Demography As Destiny
There are few predictions that can be made with as much certainty as this: People born in 1950 will be 65 years old in 2015. Combined with life expectancy trends, the implications are enormous for housing, education, medical care, employment, and more. Thus, demography is a powerful planning tool for both businesses and governments.
Population age pyramids graphically represent the age structure of a population at a single point in time. The first example below depicts the population of Europe in 1960. The pyramid is broken into 5 year age cohorts. The population ages 0-4 in 1960 is the bottom bar, ages 5-9 in the second bar, and so on. The left sides of each bar represent the number of females in each age group, and the right sides represent males.
Important periods in Europe’s history are revealed by the varying sizes of its 1960 age cohorts. Population ages 40-44, who were born between 1915 and 1919, comprise a much small cohort than those above and below it. Those years involved the child-bearing population in the First World War. Births again increased in the 1920s, then decreased during the early 1930s years of the Depression. Births again decreased during the Second World War. The pyramid’s bottom three cohorts represent Europe’s post-war baby boom, beginning with births in 1945-49, 1950-54, and 1955-59.
Fast forward 50 years to the population pyramid for Europe in 2010. One’s first reaction is that this looks decidedly un-pyramid like. The three population cohorts that formed the base of the 1960 pyramid were, in 2010, ages 50-54, 55-59, and 60-64. People born in 1960-64 and ages 45-49 made up a larger cohort than the previous three cohorts. But following them, cohort sizes were fairly stable for 25 years, before decreasing again in the 1990s. Meanwhile, the oldest age cohorts in 2010 were much larger than they were in 1960. In 2010 there were more than twice as many people ages 65 and over than there were in 1960. As a percentage of the total population, people ages 65 and over went from 8.8% of the population in 1960 to 16.3% in 2010. Over the same time span, the population ages 0-19 decreased by 23%, so fewer young workers will be entering the labor force as the retired population continues to grow.

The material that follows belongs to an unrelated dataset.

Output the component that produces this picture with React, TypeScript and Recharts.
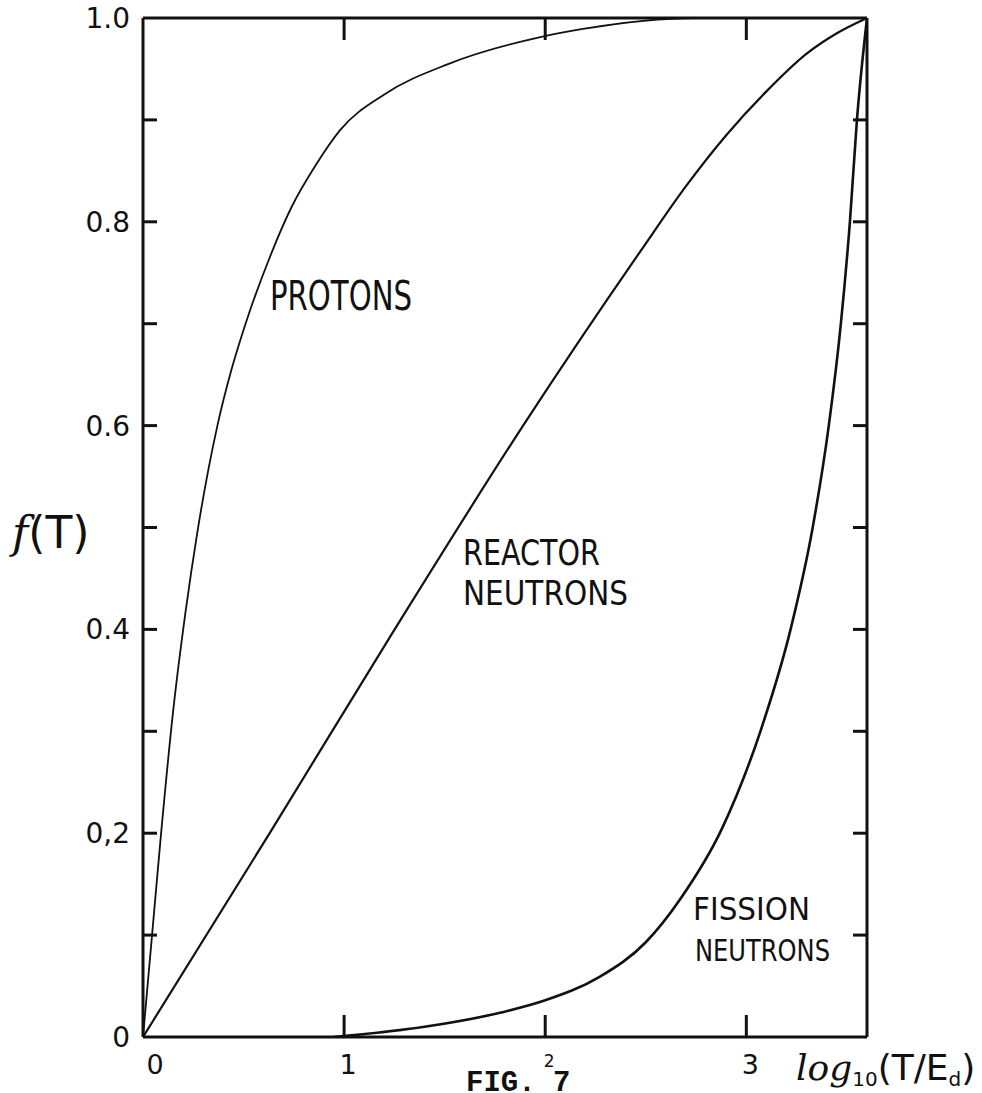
import React from 'react';
import { LineChart, Line, XAxis, YAxis } from 'recharts';

// log10(T/Ed) vs f(T)
const protonsX = [0, 0.045, 0.09, 0.15, 0.21, 0.27, 0.37, 0.44, 0.51, 0.63, 0.74, 0.86, 0.98, 1.2, 1.52, 1.97, 2.18, 2.75, 3.6];
const protonsF = [0, 0.1, 0.2, 0.32, 0.415, 0.495, 0.6, 0.655, 0.7, 0.765, 0.815, 0.856, 0.89, 0.925, 0.955, 0.981, 0.989, 1.0, 1.0];

const reactorX = [0, 0.63, 1.22, 1.89, 2.48, 2.7, 2.9, 3.1, 3.3, 3.45, 3.6];
const reactorF = [0, 0.2, 0.39, 0.6, 0.773, 0.835, 0.885, 0.928, 0.965, 0.985, 1.0];

const fissionX = [0.95, 1.4, 1.78, 2.0, 2.27, 2.5, 2.67, 2.88, 3.07, 3.22, 3.33, 3.41, 3.47, 3.515, 3.55, 3.6];
const fissionF = [0, 0.01, 0.024, 0.036, 0.059, 0.093, 0.135, 0.205, 0.3, 0.4, 0.5, 0.6, 0.7, 0.8, 0.9, 1.0];

const xTicks = [0, 1, 2, 3];
const xInnerTicks = [1, 2, 3];
const yTicks = [0, 0.2, 0.4, 0.6, 0.8, 1.0];
const yTickLabels = ['0', '0,2', '0.4', '0.6', '0.8', '1.0'];
const yInnerTicks = [0.1, 0.2, 0.3, 0.4, 0.5, 0.6, 0.7, 0.8, 0.9];

const X_DOMAIN: [number, number] = [0, 3.6];
const Y_DOMAIN: [number, number] = [0, 1];

const FONT = '"DejaVu Sans", sans-serif';
const INK = '#111';

const toRows = (xs: number[], fs: number[]) => xs.map((x, i) => ({ x, f: fs[i] }));

const XTick = (props: any) => {
  const { x, y, payload } = props;
  const shift = payload.value === 0 ? 12 : 4;
  // the "2" is written small in the original, squeezed above the caption
  const size = payload.value === 2 ? 17 : 27;
  return (
    <text x={x + shift} y={y} dy="0.71em" textAnchor="middle" fontSize={size} fontFamily={FONT} fill={INK}>
      {String(payload.value)}
    </text>
  );
};

const NoLabel = () => <g />;

const axisLine = { stroke: INK, strokeWidth: 3 };
const tickLine = { stroke: INK, strokeWidth: 3 };

export default function App() {
  return (
    <div style={{ position: 'absolute', left: 0, top: 0, width: 982, height: 1093, background: '#fff' }}>
      <LineChart width={982} height={1093} margin={{ top: 18, right: 115, left: 83, bottom: 16 }}>
        <XAxis xAxisId="b" dataKey="x" type="number" domain={X_DOMAIN} allowDataOverflow ticks={xTicks}
          interval={0} axisLine={axisLine} tickLine={false} tickSize={6} tickMargin={12} height={40} tick={<XTick />} />
        <XAxis xAxisId="bm" dataKey="x" type="number" domain={X_DOMAIN} allowDataOverflow ticks={xInnerTicks}
          interval={0} mirror axisLine={false} tickLine={tickLine} tickSize={22} tick={<NoLabel />} height={1} />
        <XAxis xAxisId="t" dataKey="x" type="number" orientation="top" domain={X_DOMAIN} allowDataOverflow
          ticks={xInnerTicks} interval={0} mirror axisLine={axisLine} tickLine={tickLine} tickSize={22}
          tick={<NoLabel />} height={1} />
        <YAxis yAxisId="l" type="number" domain={Y_DOMAIN} allowDataOverflow ticks={yTicks} interval={0}
          width={60} axisLine={axisLine} tickLine={false} tickSize={6} tickMargin={7}
          tickFormatter={(v: number) => yTickLabels[yTicks.indexOf(v)] ?? String(v)}
          tick={{ fontSize: 28, fill: INK, fontFamily: FONT }} />
        <YAxis yAxisId="lm" type="number" domain={Y_DOMAIN} allowDataOverflow ticks={yInnerTicks} interval={0}
          mirror width={1} axisLine={false} tickLine={tickLine} tickSize={14} tick={<NoLabel />} />
        <YAxis yAxisId="rm" orientation="right" type="number" domain={Y_DOMAIN} allowDataOverflow ticks={yInnerTicks}
          interval={0} mirror width={1} axisLine={axisLine} tickLine={tickLine} tickSize={14} tick={<NoLabel />} />

        <Line data={toRows(protonsX, protonsF)} dataKey="f" xAxisId="b" yAxisId="l" type="monotone"
          stroke={INK} strokeWidth={1.8} dot={false} isAnimationActive={false} />
        <Line data={toRows(reactorX, reactorF)} dataKey="f" xAxisId="b" yAxisId="l" type="monotone"
          stroke={INK} strokeWidth={2.2} dot={false} isAnimationActive={false} />
        <Line data={toRows(fissionX, fissionF)} dataKey="f" xAxisId="b" yAxisId="l" type="monotone"
          stroke={INK} strokeWidth={2.6} dot={false} isAnimationActive={false} />
      </LineChart>

      <svg width={982} height={1093} style={{ position: 'absolute', left: 0, top: 0, pointerEvents: 'none' }}>
        <g fill={INK} fontFamily={FONT}>
          <text x={270} y={310} fontSize={40} textLength={142} lengthAdjust="spacingAndGlyphs">PROTONS</text>
          <text x={463} y={565} fontSize={36} textLength={137} lengthAdjust="spacingAndGlyphs">REACTOR</text>
          <text x={463} y={605} fontSize={34} textLength={165} lengthAdjust="spacingAndGlyphs">NEUTRONS</text>
          <text x={693} y={920} fontSize={32} textLength={117} lengthAdjust="spacingAndGlyphs">FISSION</text>
          <text x={695} y={961} fontSize={30} textLength={135} lengthAdjust="spacingAndGlyphs">NEUTRONS</text>

          <text x={12} y={548} fontSize={44}>
            <tspan fontStyle="italic" fontFamily='"DejaVu Serif", serif'>f</tspan>
            <tspan>(T)</tspan>
          </text>

          <text x={796} y={1080} fontSize={36}>
            <tspan fontStyle="italic" fontFamily='"DejaVu Serif", serif'>log</tspan>
            <tspan fontSize={20} dy={6}>10</tspan>
            <tspan dy={-6}>(T/E</tspan>
            <tspan fontSize={20} dy={6}>d</tspan>
            <tspan dy={-6}>)</tspan>
          </text>

          <text x={466} y={1091} fontSize={29} fontWeight="bold" fontFamily='"Liberation Mono", monospace'>FIG. 7</text>
        </g>
      </svg>
    </div>
  );
}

The third population pyramid depicts the population of Eastern Africa in 2010. It looks more like Europe in 1960, with age cohorts increasing in size for each younger cohort. The pyramid reveals a population with a much shorter life expectancy than Europe in either 1960 or 2010. And while the annual number of births has been relatively constant, the decreasing cohort sizes indicate a high child mortality rate, in fact, one that is over ten times that of Europe, according to UN statistics.
The issues facing these two regions couldn’t be more different. Eastern Africa needs improvements in health care, education, and environment; Europe needs services for elderly. Europe faces a shrinking labor force and needs workers; Eastern Africa needs employment opportunities for a large working age population. Eastern Africa needs infrastructure investment – roads, water, energy, sanitation, and good governance. But both need foreign direct investment, increased international trade, adoption of new technologies, and economic growth that benefits all their populations.